Origin Energy’s big news about the earlier-than-forecast closure of its huge Eraring coal-fired power station in NSW’s Hunter Valley (see separate story) overshadowed the mixed bag of a half year result for the energy group on Thursday.
Because of weak energy and gas prices and demand (blame the effects of La Nina on the East Coast), the company’s financial performance was not all that inspiring.
The steady interim dividend of 12.5 cents a share is testimony to that and a hoped-for recovery in the current half and the rest of calendar 2022.
In fact Origin upgraded its forecast for full year underlying earnings a little in the report on Thursday.
Perhaps that’s why the company’s share price, which fell more than 6% in the morning had recovered by early afternoon to end up nearly 1% at $6.16.
And as explained below, there is a hidden gem in the origin financial report that will investors will need to keep an eye on as the company moves from a coal fired powered utility to gas dependent and renewable growth, plus a growing ‘virtual presence’ so far as its retailing is concerned.
But it was the news about Earing’s looming closure than dominated headlines.
It is Australia’s largest coal-burning power station and its viability has been undermined by the remorseless slide in the cost of energy from renewables and higher thermal coal costs for much of the past six months thanks to Europe’s gas crisis, China’s power crisis and rationing last October and then the latest upsurge in tensions (and prices) as Russia pressures Ukraine and Western Europe and the US.

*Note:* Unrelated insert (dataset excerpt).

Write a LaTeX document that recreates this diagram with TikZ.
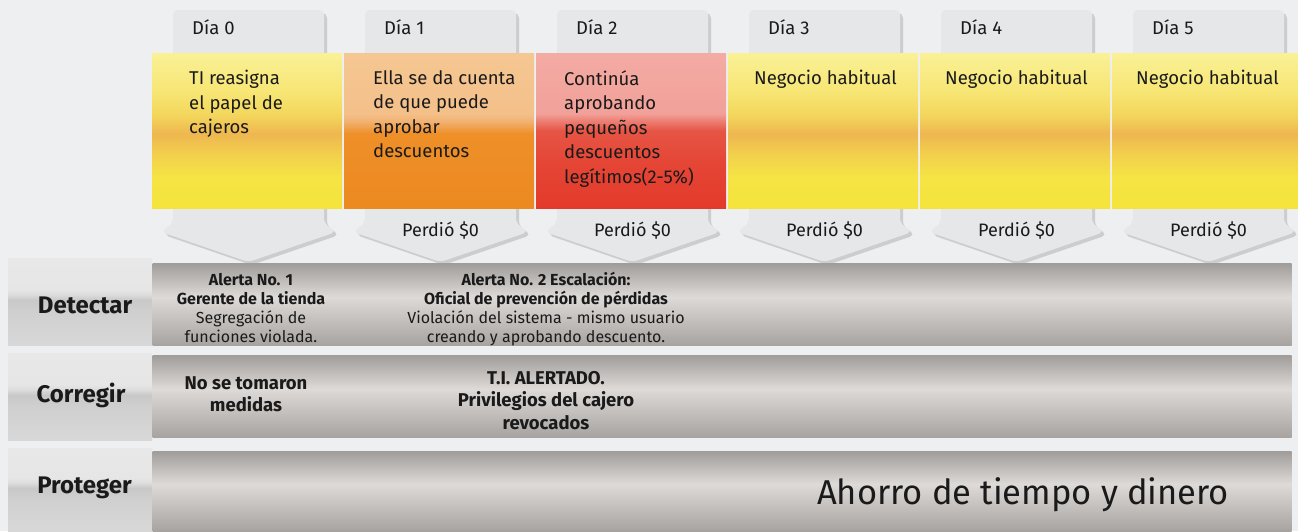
\documentclass[tikz,border=0pt]{standalone}
\usepackage{fontspec}
\setmainfont{Fira Sans}
\usetikzlibrary{positioning, shadows}

\definecolor{bgpage}{HTML}{EEEFF1}
\definecolor{arrowgray}{HTML}{E6E7E9}
\definecolor{inktext}{HTML}{1A1A1A}
% band colours
\definecolor{ya}{HTML}{F4E43A}\definecolor{yb}{HTML}{F5E444}\definecolor{yc}{HTML}{F2CF4C}
\definecolor{yd}{HTML}{EEB750}\definecolor{ye}{HTML}{F3D65C}\definecolor{yf}{HTML}{F7E674}
\definecolor{yg}{HTML}{FAF197}
\definecolor{oa}{HTML}{EC8A20}\definecolor{ob}{HTML}{EE8F28}\definecolor{oc}{HTML}{F2B272}
\definecolor{od}{HTML}{F4C08A}\definecolor{oe}{HTML}{F5C792}
\definecolor{ra}{HTML}{E33A2B}\definecolor{rb}{HTML}{E54636}\definecolor{rc}{HTML}{E65545}
\definecolor{rd}{HTML}{EC7E72}\definecolor{re}{HTML}{F1A199}\definecolor{rf}{HTML}{F3ABA3}
% bar and cell colours
\definecolor{ga}{HTML}{A7A3A1}\definecolor{gb}{HTML}{DEDAD7}\definecolor{gc}{HTML}{A09C9A}
\definecolor{ca}{HTML}{D8D8D8}\definecolor{cb}{HTML}{CFCFCF}\definecolor{cc}{HTML}{C8C8C8}
\definecolor{cd}{HTML}{DCDCDC}\definecolor{ce}{HTML}{E6E6E6}\definecolor{cf}{HTML}{E8E8E8}

\pgfdeclareverticalshading{bandyellow}{100bp}{color(0bp)=(ya); color(25bp)=(ya); color(35bp)=(yb);
  color(42.5bp)=(yc); color(49bp)=(yd); color(55bp)=(ye); color(62.5bp)=(yf); color(75bp)=(yg); color(100bp)=(yg)}
\pgfdeclareverticalshading{bandorange}{100bp}{color(0bp)=(oa); color(25bp)=(oa); color(49bp)=(ob);
  color(53bp)=(oc); color(55.5bp)=(od); color(75bp)=(oe); color(100bp)=(oe)}
\pgfdeclareverticalshading{bandred}{100bp}{color(0bp)=(ra); color(25bp)=(ra); color(40bp)=(rb);
  color(50bp)=(rc); color(53bp)=(rd); color(55.5bp)=(re); color(75bp)=(rf); color(100bp)=(rf)}
\pgfdeclareverticalshading{bargray}{100bp}{color(0bp)=(ga); color(25bp)=(ga); color(54.5bp)=(gb);
  color(75bp)=(gc); color(100bp)=(gc)}
\pgfdeclareverticalshading{cellgray}{100bp}{color(0bp)=(ca); color(25bp)=(ca); color(45bp)=(cb);
  color(51bp)=(cc); color(54bp)=(cd); color(57bp)=(ce); color(75bp)=(cf); color(100bp)=(cf)}

\begin{document}
\begin{tikzpicture}[x=1pt, y=-1pt,
    every node/.style={inner sep=0pt, text=inktext},
    dayarrow/.style={fill=arrowgray, rounded corners=5pt,
        drop shadow={shadow xshift=3pt, shadow yshift=-3pt, opacity=0.3}},
    daylabel/.style={anchor=base west, font=\fontsize{18.5}{20}\selectfont},
    bandtext/.style={anchor=north west, align=left, font=\fontsize{18.5}{24.5}\selectfont},
    losttext/.style={font=\fontsize{18}{20}\selectfont},
    rowcell/.style={shade, shading=cellgray, anchor=north west, minimum width=144pt},
    rowbar/.style={shade, shading=bargray, anchor=south west, minimum width=1139pt},
    rowlabel/.style={anchor=base, font=\bfseries\fontsize{24}{26}\selectfont},
    alerttext/.style={align=center, font=\fontsize{16}{19}\selectfont},
    actiontext/.style={align=center, font=\bfseries\fontsize{18.5}{22.5}\selectfont}]

% Page background
\fill[bgpage] (0,0) rectangle (1298,531);
\useasboundingbox (0,0) rectangle (1298,531);

% Day arrows
\foreach \i in {0,...,5} {
    \begin{scope}[xshift=192*\i]
        \fill[dayarrow] (173,223) -- (173,10) -- (324,10) -- (324,223) -- (336,232) -- (248.5,262) -- (161,232) -- cycle;
    \end{scope}
}

% Day labels
\foreach \i in {0,...,5}
    \node[daylabel] (day\i) at (192+192*\i, 34) {Día \i};

% Coloured bands across the arrows
\foreach \i/\shd in {0/bandyellow, 1/bandorange, 2/bandred, 3/bandyellow, 4/bandyellow, 5/bandyellow}
    \shade[shading=\shd] (152+192*\i, 53) rectangle ++(190, 155);

% Band texts
\foreach \i/\dx/\txt in {0/37/{TI reasigna\\el papel de\\cajeros},
        1/29/{Ella se da cuenta\\de que puede\\aprobar\\descuentos},
        2/28/{Continúa\\aprobando\\pequeños\\descuentos\\legítimos(2-5\%)},
        3/26/{Negocio habitual}, 4/25/{Negocio habitual}, 5/24/{Negocio habitual}}
    \node[bandtext] (note\i) at (152+192*\i+\dx, 70) {\txt};

% Losses
\foreach \i in {1,...,5}
    \node[losttext] (lost\i) at (248.5+192*\i, 230) {Perdió \$0};

% Rows: label cells and bars
\node[rowcell, minimum height=87pt] (detcell) at (8,258) {};
\node[rowcell, minimum height=87pt] (corcell) at (8,353) {};
\node[rowcell, minimum height=83pt] (procell) at (8,448) {};
\node[rowbar, minimum height=82pt] (detbar) at (detcell.south east) {};
\node[rowbar, minimum height=82pt] (corbar) at ([yshift=3pt]corcell.south east) {};
\node[rowbar, minimum height=80pt] (probar) at (procell.south east) {};

\node[rowlabel] (detlabel) at (85,313) {Detectar};
\node[rowlabel] (corlabel) at (81,402) {Corregir};
\node[rowlabel] (prolabel) at (84.5,493) {Proteger};

% Detect row
\node[alerttext] (alert1) at (251,308) {\textbf{Alerta No. 1}\\\textbf{Gerente de la tienda}\\Segregación de\\funciones violada.};
\node[alerttext] (alert2) at (546,309) {\textbf{Alerta No. 2 Escalación:}\\\textbf{Oficial de prevención de pérdidas}\\Violación del sistema - mismo usuario\\creando y aprobando descuento.};

% Correct row
\node[actiontext] (action1) at (246,394) {No se tomaron\\medidas};
\node[actiontext] (action2) at (546,400.5) {T.I. ALERTADO.\\Privilegios del cajero\\revocados};

% Protect row
\node[anchor=base, font=\fontsize{34.5}{38}\selectfont] (saving) at (1023,504) {Ahorro de tiempo y dinero};
\end{tikzpicture}
\end{document}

Origin says it has given notice to authorities that it intends to shut down the 2,880-megawatt Eraring station and its four generating units on Lake Macquarie, north of Sydney after the required notice period of three and a half years, saying “rapidly changing” energy market conditions have hit the plant’s viability.
Originally scheduled to close in 2032, Eraring and its coal-fired power is now too expensive in the face of low-cost renewables — especially with the sharp rise in thermal coal prices which do not looking like returning to the lows of 2020 and early 2021.

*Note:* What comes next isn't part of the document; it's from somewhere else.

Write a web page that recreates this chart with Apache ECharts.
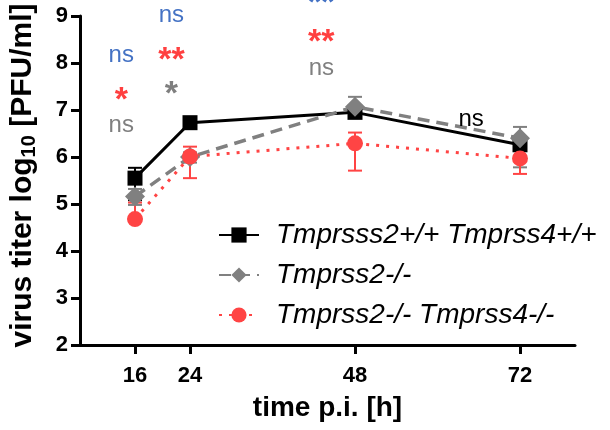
<!DOCTYPE html>
<html>
<head>
<meta charset="utf-8">
<script src="https://cdn.jsdelivr.net/npm/echarts@6/dist/echarts.min.js"></script>
<style>
html, body { margin: 0; padding: 0; background: #fff; }
#chart { width: 610px; height: 430px; }
</style>
</head>
<body>
<div id="chart"></div>
<script>
// time points (h p.i.)
var hours = [16, 24, 48, 72];
var xTicks = [16, 24, 48, 72];

// log10 PFU/ml, mean and error bar ends
var wtMean = [5.55, 6.73, 6.95, 6.26];
var wtLow  = [5.08, 6.66, 6.85, 6.15];
var wtHigh = [5.77, 6.80, 7.05, 6.37];

var ko2Mean = [5.16, 6.00, 7.07, 6.40];
var ko2Low  = [4.98, 5.88, 6.86, 5.78];
var ko2High = [5.32, 6.10, 7.28, 6.64];

var dkoMean = [4.68, 6.01, 6.29, 5.97];
var dkoLow  = [null, 5.55, 5.71, 5.64];
var dkoHigh = [5.03, 6.22, 6.52, 6.15];

var seriesNames = ['Tmprsss2+/+ Tmprss4+/+', 'Tmprss2-/-', 'Tmprss2-/- Tmprss4-/-'];

// significance marks
var annoText = ['ns', '*', 'ns', 'ns', '**', '*', '**', '**', 'ns', 'ns'];
var annoX    = [14.0, 14.0, 14.0, 21.3, 21.3, 21.3, 43.1, 43.1, 43.1, 64.9];
var annoY    = [8.17, 7.21, 6.68, 9.02, 8.04, 7.32, 9.26, 8.43, 7.88, 6.81];
var annoCmp  = ['ko2_dko', 'dko_wt', 'ko2_wt', 'ko2_dko', 'dko_wt', 'ko2_wt', 'ko2_dko', 'dko_wt', 'ko2_wt', 'wt_ko2'];

var FONT = '"Liberation Sans", Arial, sans-serif';
var cmpColor = { ko2_dko: '#4472c4', dko_wt: '#ff4040', ko2_wt: '#7f7f7f', wt_ko2: '#000000' };

function errData(mean, low, high) {
    return hours.map(function (h, i) { return [h, low[i], high[i], mean[i]]; });
}

function errSeries(name, mean, low, high, color) {
    return {
        name: name + ' SEM',
        type: 'custom',
        data: errData(mean, low, high),
        encode: { x: 0, y: [1, 2, 3] },
        silent: true,
        renderItem: function (params, api) {
            var x = api.value(0);
            var lo = api.value(1), hi = api.value(2), m = api.value(3);
            var pM = api.coord([x, m]);
            var pH = api.coord([x, hi]);
            var children = [];
            var cap = 7;
            var st = { stroke: color, lineWidth: 2 };
            children.push({ type: 'line', shape: { x1: pM[0], y1: pM[1], x2: pH[0], y2: pH[1] }, style: st });
            children.push({ type: 'line', shape: { x1: pH[0] - cap, y1: pH[1], x2: pH[0] + cap, y2: pH[1] }, style: st });
            if (lo !== null && !isNaN(lo)) {
                var pL = api.coord([x, lo]);
                children.push({ type: 'line', shape: { x1: pM[0], y1: pM[1], x2: pL[0], y2: pL[1] }, style: st });
                children.push({ type: 'line', shape: { x1: pL[0] - cap, y1: pL[1], x2: pL[0] + cap, y2: pL[1] }, style: st });
            }
            return { type: 'group', children: children };
        }
    };
}

function pairs(ys) {
    return hours.map(function (h, i) { return [h, ys[i]]; });
}

var chart = echarts.init(document.getElementById('chart'));

var option = {
    animation: false,
    textStyle: { fontFamily: FONT },
    grid: { left: 79, right: 35, top: 16, bottom: 85 },
    legend: {
        orient: 'vertical',
        left: 213,
        top: 216,
        itemWidth: 40,
        itemHeight: 19,
        itemGap: 12,
        data: seriesNames,
        textStyle: { fontFamily: FONT, fontSize: 28, fontStyle: 'italic', color: '#000', padding: [0, 0, 0, 12] }
    },
    xAxis: {
        type: 'value',
        min: 8,
        max: 80,
        name: 'time p.i. [h]',
        nameLocation: 'middle',
        nameGap: 49,
        nameTextStyle: { fontFamily: FONT, fontSize: 28, fontWeight: 'bold', color: '#000' },
        splitLine: { show: false },
        axisLine: { lineStyle: { color: '#000', width: 3 } },
        axisTick: { show: true, length: 9, lineStyle: { color: '#000', width: 3 }, customValues: xTicks },
        axisLabel: { fontFamily: FONT, fontSize: 22, fontWeight: 'bold', color: '#000', margin: 20, customValues: xTicks }
    },
    yAxis: {
        type: 'value',
        min: 2,
        max: 9,
        interval: 1,
        name: '{a|virus titer log}{s|10}{a| [PFU/ml]}',
        nameLocation: 'middle',
        nameGap: 41,
        nameTextStyle: {
            color: '#000',
            padding: [0, 0, 0, 10],
            rich: {
                a: { fontFamily: FONT, fontSize: 30, fontWeight: 'bold', color: '#000', lineHeight: 32 },
                s: { fontFamily: FONT, fontSize: 20, fontWeight: 'bold', color: '#000', lineHeight: 32, verticalAlign: 'bottom', padding: [8, 0, 0, 0] }
            }
        },
        splitLine: { show: false },
        axisLine: { show: true, lineStyle: { color: '#000', width: 3 } },
        axisTick: { show: true, length: 9, lineStyle: { color: '#000', width: 3 } },
        axisLabel: { fontFamily: FONT, fontSize: 22, fontWeight: 'bold', color: '#000', margin: 12 }
    },
    series: [
        errSeries(seriesNames[0], wtMean, wtLow, wtHigh, '#000'),
        {
            name: seriesNames[0],
            type: 'line',
            data: pairs(wtMean),
            symbol: 'rect',
            symbolSize: 15,
            itemStyle: { color: '#000' },
            lineStyle: { color: '#000', width: 3 }
        },
        errSeries(seriesNames[1], ko2Mean, ko2Low, ko2High, '#808080'),
        {
            name: seriesNames[1],
            type: 'line',
            data: pairs(ko2Mean),
            symbol: 'diamond',
            symbolSize: 20,
            itemStyle: { color: '#808080' },
            lineStyle: { color: '#808080', width: 3.5, type: [12, 7] }
        },
        errSeries(seriesNames[2], dkoMean, dkoLow, dkoHigh, '#ff4444'),
        {
            name: seriesNames[2],
            type: 'line',
            data: pairs(dkoMean),
            symbol: 'circle',
            symbolSize: 16,
            itemStyle: { color: '#ff4444' },
            lineStyle: { color: '#ff4444', width: 3, type: [3, 7] }
        },
        {
            type: 'scatter',
            silent: true,
            clip: false,
            symbolSize: 0,
            z: 5,
            itemStyle: { opacity: 1 },
            data: annoText.map(function (t, i) {
                var isStar = t.charAt(0) === '*';
                return {
                    value: [annoX[i], annoY[i]],
                    label: {
                        show: true,
                        position: 'inside',
                        formatter: t,
                        fontFamily: FONT,
                        fontSize: isStar ? 34 : 24,
                        fontWeight: isStar ? 'bold' : 'normal',
                        color: cmpColor[annoCmp[i]],
                        opacity: 1
                    }
                };
            })
        }
    ]
};

chart.setOption(option);
</script>
</body>
</html>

The NSW Government revealed on Thursday that it will build a 700-megawatt battery in the lower Hunter to handle power needs. It will be built with involvement from the private sector (Origin?) and the government says it will be ready by 2025 when Eraring closes. At the same time government said it will announce later today (Friday) an assistance package for Eraring workers for when the closure happens.
That’s a sign there will be no going back on the decision – even if there is a small delay past mid 2025 and the issue goes all political in the forthcoming federal poll.

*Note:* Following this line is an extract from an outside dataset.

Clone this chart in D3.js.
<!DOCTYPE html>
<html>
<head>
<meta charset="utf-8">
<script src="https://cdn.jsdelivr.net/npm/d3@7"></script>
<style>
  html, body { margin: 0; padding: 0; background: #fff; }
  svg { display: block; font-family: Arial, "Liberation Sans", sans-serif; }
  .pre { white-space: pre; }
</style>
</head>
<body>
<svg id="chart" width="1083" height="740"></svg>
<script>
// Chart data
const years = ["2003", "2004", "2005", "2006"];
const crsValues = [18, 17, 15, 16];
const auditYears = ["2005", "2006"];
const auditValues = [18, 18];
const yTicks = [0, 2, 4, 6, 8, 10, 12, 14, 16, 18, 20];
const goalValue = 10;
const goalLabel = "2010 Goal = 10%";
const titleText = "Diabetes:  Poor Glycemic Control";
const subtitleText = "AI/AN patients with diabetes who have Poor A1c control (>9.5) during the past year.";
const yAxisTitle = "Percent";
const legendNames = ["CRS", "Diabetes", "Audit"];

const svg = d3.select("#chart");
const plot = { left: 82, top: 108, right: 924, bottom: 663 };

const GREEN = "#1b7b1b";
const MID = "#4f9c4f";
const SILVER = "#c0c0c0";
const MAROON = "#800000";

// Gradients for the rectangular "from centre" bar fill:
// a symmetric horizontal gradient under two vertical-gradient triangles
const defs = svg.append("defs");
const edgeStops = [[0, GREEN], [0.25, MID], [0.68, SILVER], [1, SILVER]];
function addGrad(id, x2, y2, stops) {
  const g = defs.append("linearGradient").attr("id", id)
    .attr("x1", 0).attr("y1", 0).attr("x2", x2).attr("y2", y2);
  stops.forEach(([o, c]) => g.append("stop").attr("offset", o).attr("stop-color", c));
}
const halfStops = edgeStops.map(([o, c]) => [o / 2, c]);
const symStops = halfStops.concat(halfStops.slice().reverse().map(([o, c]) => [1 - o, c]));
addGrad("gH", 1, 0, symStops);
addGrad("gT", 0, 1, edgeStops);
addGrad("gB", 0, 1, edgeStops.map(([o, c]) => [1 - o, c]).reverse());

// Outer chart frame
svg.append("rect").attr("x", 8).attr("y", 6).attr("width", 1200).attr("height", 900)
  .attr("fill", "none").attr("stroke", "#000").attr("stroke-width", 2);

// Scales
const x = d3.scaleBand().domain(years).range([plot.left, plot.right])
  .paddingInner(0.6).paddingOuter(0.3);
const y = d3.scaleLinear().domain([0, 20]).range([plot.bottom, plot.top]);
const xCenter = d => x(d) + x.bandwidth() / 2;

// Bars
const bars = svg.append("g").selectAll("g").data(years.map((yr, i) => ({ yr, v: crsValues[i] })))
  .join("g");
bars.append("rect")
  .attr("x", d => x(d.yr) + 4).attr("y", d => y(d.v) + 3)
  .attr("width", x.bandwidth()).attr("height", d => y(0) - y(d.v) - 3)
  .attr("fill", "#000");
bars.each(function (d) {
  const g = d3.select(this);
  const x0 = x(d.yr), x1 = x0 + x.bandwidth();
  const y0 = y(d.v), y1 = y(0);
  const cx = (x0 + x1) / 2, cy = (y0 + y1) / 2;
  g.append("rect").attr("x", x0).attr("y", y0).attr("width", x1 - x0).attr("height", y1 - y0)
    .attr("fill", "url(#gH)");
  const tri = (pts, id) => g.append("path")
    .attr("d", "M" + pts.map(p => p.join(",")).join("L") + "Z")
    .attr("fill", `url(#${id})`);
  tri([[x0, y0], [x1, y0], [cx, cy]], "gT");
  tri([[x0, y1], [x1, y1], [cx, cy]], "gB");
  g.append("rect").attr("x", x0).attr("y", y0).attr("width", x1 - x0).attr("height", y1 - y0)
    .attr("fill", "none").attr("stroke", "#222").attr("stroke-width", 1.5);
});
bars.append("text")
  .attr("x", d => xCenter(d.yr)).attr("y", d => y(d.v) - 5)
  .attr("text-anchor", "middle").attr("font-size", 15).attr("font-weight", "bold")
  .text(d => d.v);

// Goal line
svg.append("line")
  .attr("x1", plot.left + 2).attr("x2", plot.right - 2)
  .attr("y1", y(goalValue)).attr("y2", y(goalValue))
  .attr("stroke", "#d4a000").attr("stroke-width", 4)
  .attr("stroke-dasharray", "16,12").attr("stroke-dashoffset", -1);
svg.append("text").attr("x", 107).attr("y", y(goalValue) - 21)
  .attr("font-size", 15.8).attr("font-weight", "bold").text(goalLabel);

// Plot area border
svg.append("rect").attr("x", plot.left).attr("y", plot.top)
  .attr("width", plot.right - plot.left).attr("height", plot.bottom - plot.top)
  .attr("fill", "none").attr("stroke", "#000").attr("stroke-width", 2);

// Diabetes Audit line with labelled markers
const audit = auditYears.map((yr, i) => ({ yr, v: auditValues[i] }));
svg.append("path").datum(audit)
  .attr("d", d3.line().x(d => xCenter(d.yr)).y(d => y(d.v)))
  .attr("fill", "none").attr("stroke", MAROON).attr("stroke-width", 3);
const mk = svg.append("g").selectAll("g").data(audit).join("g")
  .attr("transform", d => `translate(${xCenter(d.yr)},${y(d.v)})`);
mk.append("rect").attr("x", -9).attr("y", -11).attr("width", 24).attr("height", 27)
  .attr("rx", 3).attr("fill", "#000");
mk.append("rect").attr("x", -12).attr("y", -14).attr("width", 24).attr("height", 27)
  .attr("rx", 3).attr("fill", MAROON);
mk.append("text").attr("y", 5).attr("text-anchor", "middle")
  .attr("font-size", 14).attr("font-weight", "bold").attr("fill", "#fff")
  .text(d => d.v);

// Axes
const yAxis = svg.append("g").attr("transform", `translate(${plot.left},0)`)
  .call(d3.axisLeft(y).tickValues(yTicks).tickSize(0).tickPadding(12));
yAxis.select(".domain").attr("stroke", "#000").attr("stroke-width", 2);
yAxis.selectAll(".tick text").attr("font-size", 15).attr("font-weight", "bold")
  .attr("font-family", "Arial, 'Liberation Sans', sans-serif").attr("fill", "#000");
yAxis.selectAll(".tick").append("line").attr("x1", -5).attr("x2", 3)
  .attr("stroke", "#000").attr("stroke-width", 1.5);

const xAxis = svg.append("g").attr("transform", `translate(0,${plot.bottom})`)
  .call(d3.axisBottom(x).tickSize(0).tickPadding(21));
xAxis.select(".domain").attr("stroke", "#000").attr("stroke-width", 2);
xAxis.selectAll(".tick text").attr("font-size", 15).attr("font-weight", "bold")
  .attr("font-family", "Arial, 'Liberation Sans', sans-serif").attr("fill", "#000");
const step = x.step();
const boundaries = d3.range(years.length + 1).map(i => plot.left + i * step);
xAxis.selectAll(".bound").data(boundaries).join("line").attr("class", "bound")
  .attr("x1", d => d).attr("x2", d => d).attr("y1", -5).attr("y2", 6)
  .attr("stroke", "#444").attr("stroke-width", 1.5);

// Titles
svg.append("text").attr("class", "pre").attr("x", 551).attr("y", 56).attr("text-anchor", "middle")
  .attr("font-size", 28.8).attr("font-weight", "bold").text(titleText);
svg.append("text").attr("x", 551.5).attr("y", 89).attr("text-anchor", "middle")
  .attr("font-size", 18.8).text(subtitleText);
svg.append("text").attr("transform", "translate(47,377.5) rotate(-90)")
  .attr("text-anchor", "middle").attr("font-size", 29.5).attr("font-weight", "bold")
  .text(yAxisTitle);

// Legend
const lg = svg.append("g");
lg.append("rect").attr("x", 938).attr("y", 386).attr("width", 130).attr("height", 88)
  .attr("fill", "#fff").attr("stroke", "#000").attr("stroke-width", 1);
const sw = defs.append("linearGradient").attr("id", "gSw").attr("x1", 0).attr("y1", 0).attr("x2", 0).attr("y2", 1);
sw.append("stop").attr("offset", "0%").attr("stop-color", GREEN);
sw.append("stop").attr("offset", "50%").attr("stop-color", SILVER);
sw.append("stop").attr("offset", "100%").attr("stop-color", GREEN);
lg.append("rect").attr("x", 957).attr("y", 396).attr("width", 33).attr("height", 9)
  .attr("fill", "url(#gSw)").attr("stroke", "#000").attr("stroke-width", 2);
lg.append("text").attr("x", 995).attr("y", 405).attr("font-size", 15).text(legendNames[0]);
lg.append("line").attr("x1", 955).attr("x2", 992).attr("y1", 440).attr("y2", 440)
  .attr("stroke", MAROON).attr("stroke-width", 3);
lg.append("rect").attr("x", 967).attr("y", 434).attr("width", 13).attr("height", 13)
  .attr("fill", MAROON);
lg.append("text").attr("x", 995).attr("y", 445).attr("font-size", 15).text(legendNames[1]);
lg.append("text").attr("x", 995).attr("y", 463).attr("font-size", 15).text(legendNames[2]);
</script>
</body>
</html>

At some stage Origin is going to have to start talking about the costs associated with closing Eraring, its dismantling and clean up – a payment to the government looks like being on the cards for what sounds like a big outlay.
In its December financial report Origin reported a Statutory Loss of $131 million, which reflected the one-off impairment and net capital gains tax expense associated with the $2.1 billion sale of a 10% interest in Australia Pacific LNG in Queensland in late 2021.
“Once completed, the sale will allow Origin to both crystallise some of the value in that asset and strengthen the balance sheet, while retaining a significant shareholding,” Origin explained.
Underlying earnings before interest tax depreciation and amortisation (EBITDA) were lower at $1,099 million, as increased earnings from Australia Pacific LNG were offset by expected lower earnings in Energy Markets.
Underlying profit rose 18% to $268 million for the half.
The outlook for the full-year has improved on the strength of commodity prices, with guidance for Origin Underlying EBITDA higher at $1,950 – $2,250 million.
Origin CEO Frank Calabria said n Thursday’s release “Origin achieved a solid result in the first half given the continued economic disruptions from COVID-19 and challenging conditions in the electricity market driven by more subdued demand and lower tariffs.
“The performance of Australia Pacific LNG was outstanding, achieving record-high revenue off the back of a strong rebound in commodity prices. Australia Pacific LNG delivered a first half cash distribution of $555 million.
“Superior field performance and an ability to keep costs low, has put the business in a strong position to benefit from the buoyant commodities market. Australia Pacific LNG is expected to distribute more than $1.1 billion in cash to Origin for the full-year, net of oil hedging.
And buried in the report was a small update on what could be a hidden gem in Origin – its stake in the rapidly growing UK based energy retailer, Octopus, whose valuation has more than tripled to over 3 billion pounds or close to $A6 billion in less than a year.
That means Origin’s 20% stake has risen to more than $1.1 billion. It paid around $400 million for a stake last year.
“Octopus has now established a retail presence in seven of the world’s largest deregulated energy markets and has increased its UK energy customer numbers by 2.7 million in the past 15 months,” Origin said on Thursday.
Most of that growth came during a terrible power crisis that saw a slew of small to medium UK energy retailers collapse – Octopus took over millions of customers during the supply and price crisis in 2021.